Mas, o gerente seria bem capaz de desmentir essa história. Ele poderia dizer que não mandou o supervisor fazer nada. Tanto que admoestou o operador. Não pessoalmente, em seu próprio gabinete, para não parecer que o assunto tinha essa importância toda, mas por telefone. Logo, porém, bom coração que era, tranqüilizou-o, ao dizer-lhe que nada de errado fora feito.
Que surpresa não teve ao receber uma lista com a relação dos bairros apagados! Mandou passá-la no triturador de papel. Só esqueceu – mas também com tantas coisas na cabeça, o coitado – de perguntar quem tinha mandado apagar. Nem cópia mandou fazer. Para nossa própria segurança.
Havia o temor de que, revoltados, os usuários pudessem renunciar ao império da lei e fazer alguma bobagem. Falou-se numa fogueira, que eles mesmos acenderiam na porta da Cemar, feita com as contas de luz que nunca deixam de chegar no dia certo, infalíveis. Haveria, então, luz para toda a cidade.
Eu vejo na televisão a Cemar falando sobre campanha de educação do consumidor. Aposto que a pedagogia é essa da surpresa, do inesperado e do susto. Coisa com base científica, apoiada em anos de pesquisa. Ora, a culpa da escassez de energia é do consumidor que, imprevidente como uma cigarra, nunca se preocupou de racionalizar o consumo de energia. Sempre quis estar no bem bom do ar condicionado, da roupa passada a ferro elétrico, do banho quente de chuveiro elétrico e outras manias.

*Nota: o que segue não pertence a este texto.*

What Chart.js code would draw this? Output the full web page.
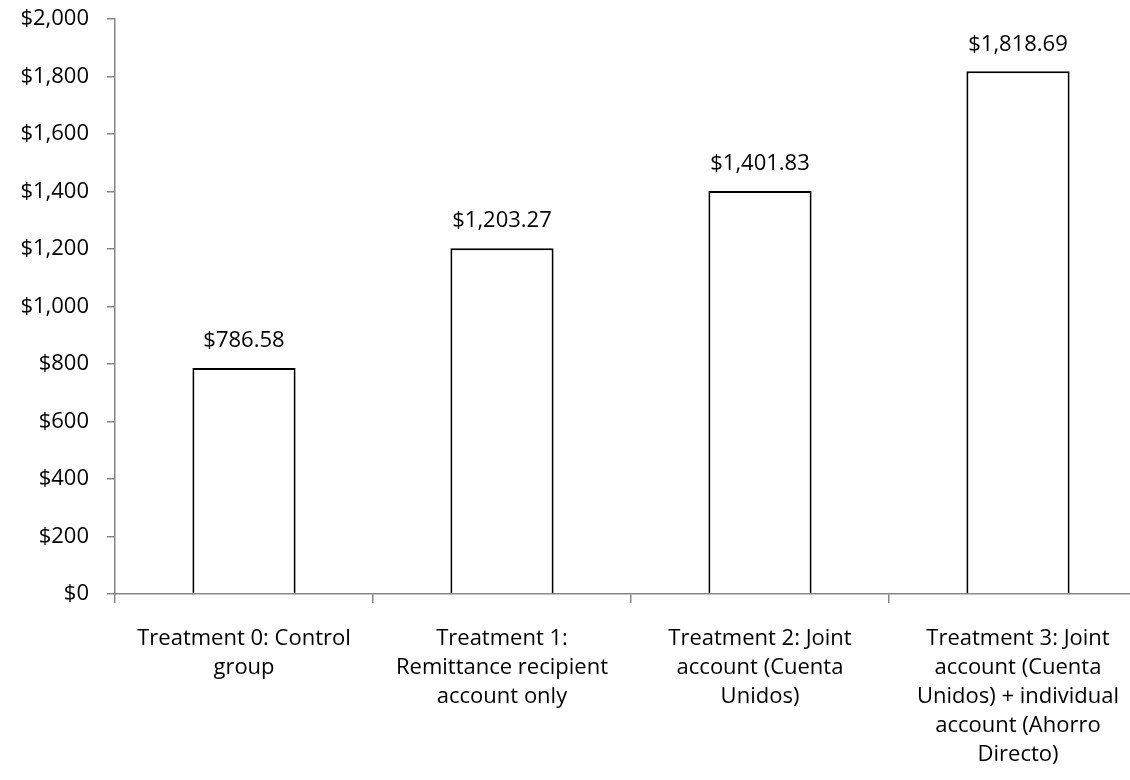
<!DOCTYPE html>
<html>
<head>
<meta charset="utf-8">
<script src="https://cdn.jsdelivr.net/npm/chart.js@4"></script>
<style>
  html, body { margin: 0; padding: 0; background: #fff; overflow: hidden; }
  #wrap { width: 1150px; height: 792px; margin-top: -12px; }
</style>
</head>
<body>
<div id="wrap"><canvas id="myChart"></canvas></div>
<script>
// categories (split into the lines they wrap on)
const treatments = [
    ['Treatment 0: Control', 'group'],
    ['Treatment 1:', 'Remittance recipient', 'account only'],
    ['Treatment 2: Joint', 'account (Cuenta', 'Unidos)'],
    ['Treatment 3: Joint', 'account (Cuenta', 'Unidos) + individual', 'account (Ahorro', 'Directo)']
];
const savings = [786.58, 1203.27, 1401.83, 1818.69];
const yTicks = [0, 200, 400, 600, 800, 1000, 1200, 1400, 1600, 1800, 2000];

const axisGrey = '#868686';
const fontFamily = '"Open Sans", "Noto Sans", sans-serif';
const fontSize = 22;

function money(v, dec) {
    return '$' + v.toLocaleString('en-US', { minimumFractionDigits: dec, maximumFractionDigits: dec });
}

// writes the value over each bar
const valueLabels = {
    id: 'valueLabels',
    afterDatasetsDraw(chart) {
        const ctx = chart.ctx;
        const meta = chart.getDatasetMeta(0);
        ctx.save();
        ctx.font = fontSize + 'px ' + fontFamily;
        ctx.fillStyle = '#000';
        ctx.textAlign = 'center';
        ctx.textBaseline = 'middle';
        meta.data.forEach((bar, i) => {
            ctx.fillText(money(savings[i], 2), bar.x, bar.y - 27);
        });
        ctx.restore();
    }
};

Chart.defaults.font.family = fontFamily;
Chart.defaults.color = '#000';

var ctx = document.getElementById('myChart');
var myChart = new Chart(ctx, {
    type: 'bar',
    data: {
        labels: treatments,
        datasets: [{
            data: savings,
            backgroundColor: '#ffffff',
            borderColor: '#000000',
            borderWidth: 2,
            barPercentage: 0.4,
            categoryPercentage: 1.0
        }]
    },
    options: {
        responsive: true,
        maintainAspectRatio: false,
        animation: false,
        layout: { padding: { top: 0, right: 3, left: 0, bottom: 0 } },
        plugins: { legend: { display: false }, tooltip: { enabled: false } },
        scales: {
            x: {
                offset: true,
                grid: {
                    offset: true,
                    drawOnChartArea: false,
                    color: axisGrey,
                    lineWidth: 1.5,
                    tickLength: 9
                },
                border: { color: axisGrey, width: 1.5 },
                ticks: {
                    font: { size: fontSize, lineHeight: 29 / fontSize },
                    padding: 21,
                    maxRotation: 0,
                    autoSkip: false
                },
                afterFit(scale) { scale.height = 186; }
            },
            y: {
                min: 0,
                max: 2000,
                afterBuildTicks(scale) { scale.ticks = yTicks.map(v => ({ value: v })); },
                grid: {
                    drawOnChartArea: false,
                    color: axisGrey,
                    lineWidth: 1.5,
                    tickLength: 8
                },
                border: { color: axisGrey, width: 1.5 },
                ticks: {
                    font: { size: fontSize },
                    padding: 18,
                    callback: v => money(v, 0)
                },
                afterFit(scale) { scale.width = 115; }
            }
        }
    },
    plugins: [valueLabels]
});
</script>
</body>
</html>
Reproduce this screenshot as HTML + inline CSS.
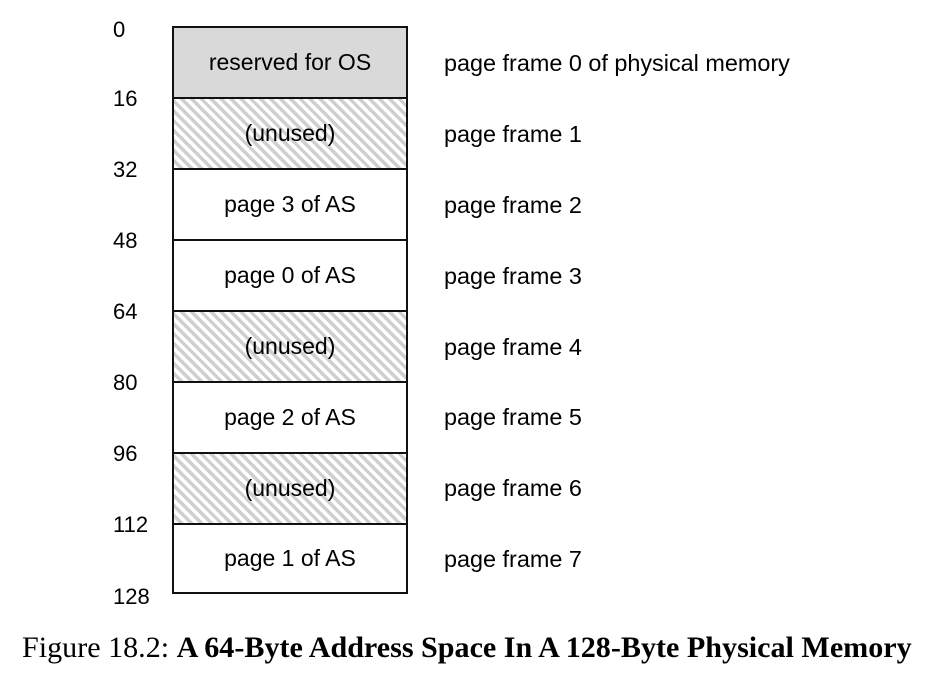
<!DOCTYPE html>
<html><head><style>
body{margin:0;background:#fff;width:938px;height:675px;position:relative;overflow:hidden;font-family:"Liberation Sans",Arial,sans-serif;}
.n{position:absolute;left:113px;font-size:22px;line-height:22px;color:#000;}
.box{position:absolute;left:172px;top:26px;width:236px;height:568px;box-sizing:border-box;border:2px solid #111;overflow:hidden;}
.r{position:absolute;left:0;width:232px;height:71px;box-sizing:border-box;border-top:2px solid #111;display:flex;align-items:center;justify-content:center;font-size:23px;background:#fff;}
.r:first-child{border-top:none;height:69px;}
.h{background:repeating-linear-gradient(45deg,#fff 0 3.5px,#cfcfcf 3.5px 7px);}
.g{background:#d9d9d9;}
.l{position:absolute;left:444px;font-size:23.4px;line-height:23px;}
.cap{position:absolute;left:22px;top:630px;font-family:"Liberation Serif",serif;font-size:30.1px;white-space:nowrap;}
</style></head><body>
<div class="box">
<div class="r g" style="top:0">reserved for OS</div>
<div class="r h" style="top:69px">(unused)</div>
<div class="r" style="top:140px">page 3 of AS</div>
<div class="r" style="top:211px">page 0 of AS</div>
<div class="r h" style="top:282px">(unused)</div>
<div class="r" style="top:353px">page 2 of AS</div>
<div class="r h" style="top:424px">(unused)</div>
<div class="r" style="top:495px;height:69px">page 1 of AS</div>
</div>
<div class="n" style="top:19px">0</div>
<div class="n" style="top:88px">16</div>
<div class="n" style="top:159px">32</div>
<div class="n" style="top:230px">48</div>
<div class="n" style="top:301px">64</div>
<div class="n" style="top:372px">80</div>
<div class="n" style="top:443px">96</div>
<div class="n" style="top:514px">112</div>
<div class="n" style="top:586px">128</div>
<div class="l" style="top:52px">page frame 0 of physical memory</div>
<div class="l" style="top:123px">page frame 1</div>
<div class="l" style="top:194px">page frame 2</div>
<div class="l" style="top:265px">page frame 3</div>
<div class="l" style="top:336px">page frame 4</div>
<div class="l" style="top:406px">page frame 5</div>
<div class="l" style="top:477px">page frame 6</div>
<div class="l" style="top:548px">page frame 7</div>
<div class="cap">Figure 18.2: <b>A 64-Byte Address Space In A 128-Byte Physical Memory</b></div>
</body></html>
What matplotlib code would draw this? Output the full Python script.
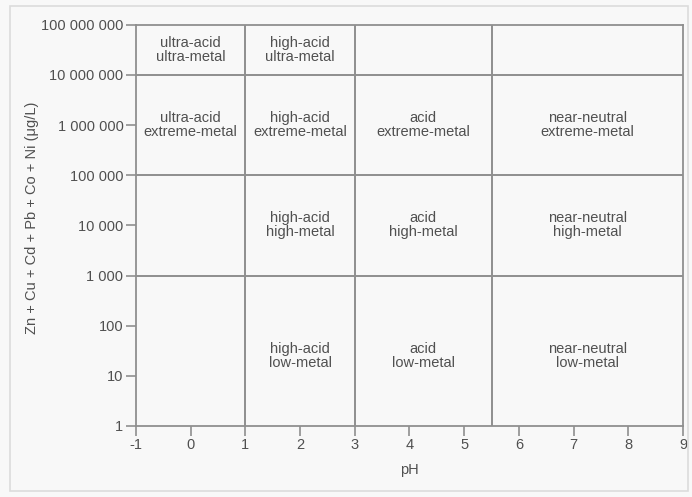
import matplotlib

matplotlib.use("Agg")
import matplotlib.pyplot as plt
from matplotlib.patches import Rectangle

plt.rcParams["font.family"] = ["Liberation Sans", "DejaVu Sans"]

# class boundaries of the diagram
ph_bounds = [1, 3, 5.5]
metal_bounds = [1e3, 1e5, 1e7]

# cell labels: (pH centre, metal centre, text)
cell_ph = [0, 2, 0, 2, 4.25, 7.25, 2, 4.25, 7.25, 2, 4.25, 7.25]
cell_metal = [10 ** 7.5, 10 ** 7.5, 1e6, 1e6, 1e6, 1e6, 1e4, 1e4, 1e4, 10 ** 1.4, 10 ** 1.4, 10 ** 1.4]
cell_text = [
    "ultra-acid\nultra-metal", "high-acid\nultra-metal",
    "ultra-acid\nextreme-metal", "high-acid\nextreme-metal",
    "acid\nextreme-metal", "near-neutral\nextreme-metal",
    "high-acid\nhigh-metal", "acid\nhigh-metal", "near-neutral\nhigh-metal",
    "high-acid\nlow-metal", "acid\nlow-metal", "near-neutral\nlow-metal",
]

x_ticks = list(range(-1, 10))
y_ticks = [1, 10, 100, 1e3, 1e4, 1e5, 1e6, 1e7, 1e8]
y_tick_labels = ["1", "10", "100", "1 000", "10 000", "100 000",
                 "1 000 000", "10 000 000", "100 000 000"]

grey = "#8f8f8f"
txt = "#505050"
fs = 10.5

fig = plt.figure(figsize=(6.92, 4.97), dpi=100, facecolor="#f8f8f8")
fig.patches.append(Rectangle((0.014, 0.012), 0.98, 0.975, transform=fig.transFigure,
                             fill=False, edgecolor="#dcdcdc", linewidth=1.2))
ax = fig.add_axes([0.1965, 0.143, 0.7905, 0.807])
ax.set_facecolor("#f8f8f8")
ax.set_yscale("log")
ax.set_xlim(-1, 9)
ax.set_ylim(1, 1e8)

for xb in ph_bounds:
    ax.axvline(xb, color=grey, linewidth=1.4)
for yb in metal_bounds:
    ax.axhline(yb, color=grey, linewidth=1.4)

for x, y, t in zip(cell_ph, cell_metal, cell_text):
    ax.text(x, y, t, ha="center", va="center", fontsize=fs, color=txt,
            linespacing=1.0)

ax.set_xticks(x_ticks)
ax.set_xticklabels([str(v) for v in x_ticks])
ax.set_yticks(y_ticks)
ax.set_yticklabels(y_tick_labels)
ax.yaxis.set_minor_locator(matplotlib.ticker.NullLocator())
ax.tick_params(axis="both", direction="out", length=7, width=1.2, color=grey,
               labelsize=fs, labelcolor=txt, pad=2)
for s in ax.spines.values():
    s.set_color(grey)
    s.set_linewidth(1.3)

ax.set_xlabel("pH", fontsize=fs, color=txt)
ax.xaxis.set_label_coords(0.5, -0.092)
ax.set_ylabel("Zn + Cu + Cd + Pb + Co + Ni (μg/L)", fontsize=fs, color=txt)
ax.yaxis.set_label_coords(-0.177, 0.52)

fig.savefig("out.png", dpi=100, facecolor=fig.get_facecolor())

Pois bem, depois do susto, e no escuro, ele terá tempo suficiente para refletir sobre o desperdício que vinha provocando. Colocará a mão na consciência e concluirá pelo acerto do corte em seu bairro. Depressa estará pronto a cooperar, com medo de um novo apaguinho. Terá aprendido a lição. E, segundo o princípio científico do reflexo condicionado, nunca mais voltará a desperdiçar. Nem sob tortura. Gato escaldado tem medo de água fria. Água que gera a energia que nos dá a luz (à luz?) no dia-a-dia.